Presentation, Practice and Production (PPP) approach
What is PPP?
Present – Practice – Produce (PPP) is a way of teaching new language in which the teacher presents the language, gets the students to practise it in exercises or other controlled practice activities and them asks students to use the same language in a communicative way in their practice.
Example of a PPP lesson
Aim: students learn the difference between countable and uncountable nouns, and when to use a and some with them.
- Ask students what food and drink they like at birthday parties.
- Stick on the board magazine pictures of different party foods. (They should be a mixture of countable and uncountable nouns e.g. ice cream, sandwiches, cola, fruit, bananas, chicken legs, cake, a box of sweets.)
- Ask students the names of the food items, write the names on the board under each picture and then do a quick choral drill on the pronunciation of these words.
- Say to students: ‘I’m having a birthday party this weekend. I’d like a box of sweets and a cake for my party. And I’d like some ice cream, some cola and some fruit. I’d also like some sandwiches, some bananas and some chicken legs.’
- Say ‘I’d like a box of sweets’, ‘I’d like a cake’, ‘I’d like some ice cream’, etc… and ask students to repeat each sentence chorally.
- Point out to the students that you can count some nouns but you can’t count others. These are called countable and uncountable nouns. You use a with singular countable nouns and some with uncountable nouns or plural countable nouns.
- Ask the students some concept questions, e.g. ‘Which of the food items on the board are countable/uncountable/singular/plural?
- Students do a written gap-fill exercise, filling the gaps with a or some
- Students work in pairs with a worksheet of pictures of food and drink items. One student tells the other what they’d like for their party, e.g. ‘I’d like some/a…’, while the other student takes notes. Then they swap roles.
Sections of a PPP lesson
In the PPP lesson (Presentation, Practice and Production):
- There is a language aim.
- The teacher puts the new language into a situation which conveys what it means. This is called contextualisation. This is the first step (step 1).

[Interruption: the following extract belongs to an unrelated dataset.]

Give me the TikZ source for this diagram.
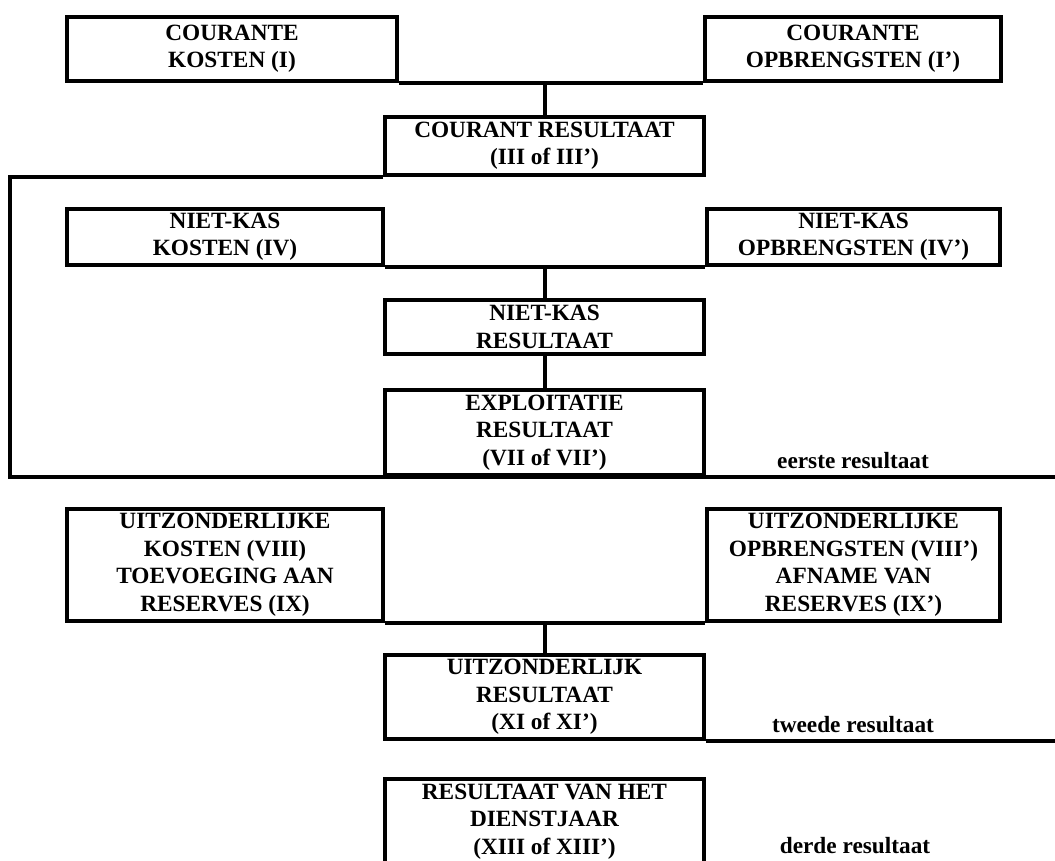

- Then, the teachers makes certain that the students can remember the language that they have studied in previous lessons which they need to practice the new language. The teacher does this by asking the students to say the language instead of giving the language to them. This is called eliciting. The teacher also does a choral drille. making the entire class repeat what he/she says. These are steps 2-3. (Steps 2-3).
- The new language is presented by the teacher to the students and the students are only required to listen and pay attention. (Step 4).
- Then, the students say the sentences that contain the new language in a controlled or restricted practice This means an activity in which they can use the new language that they have learnt only and they can do it without making mistakes. (Step 5).
- The teacher informs the students about how to use the new language grammatically. (Step 6).
- The teachers asks concept questions from the students. Concept questions are questions that are asked in order to check the student’s understanding of the use of the new language. (Step 7).
- Then the students do another controlled practice activity. (Step 8).
- The students do less controlled or freer practice using the new language. This is where they can make use of their own opinions and ideas. (Step 9)
As you can see, in a PPP lesson, the teacher does these three things:
- The teacher presents the new language to the students in a context.
- She/he makes the students practice the new language in controlled practice activities.
- She/he requests the students to use the new language in less controlled activities, in a communicative way.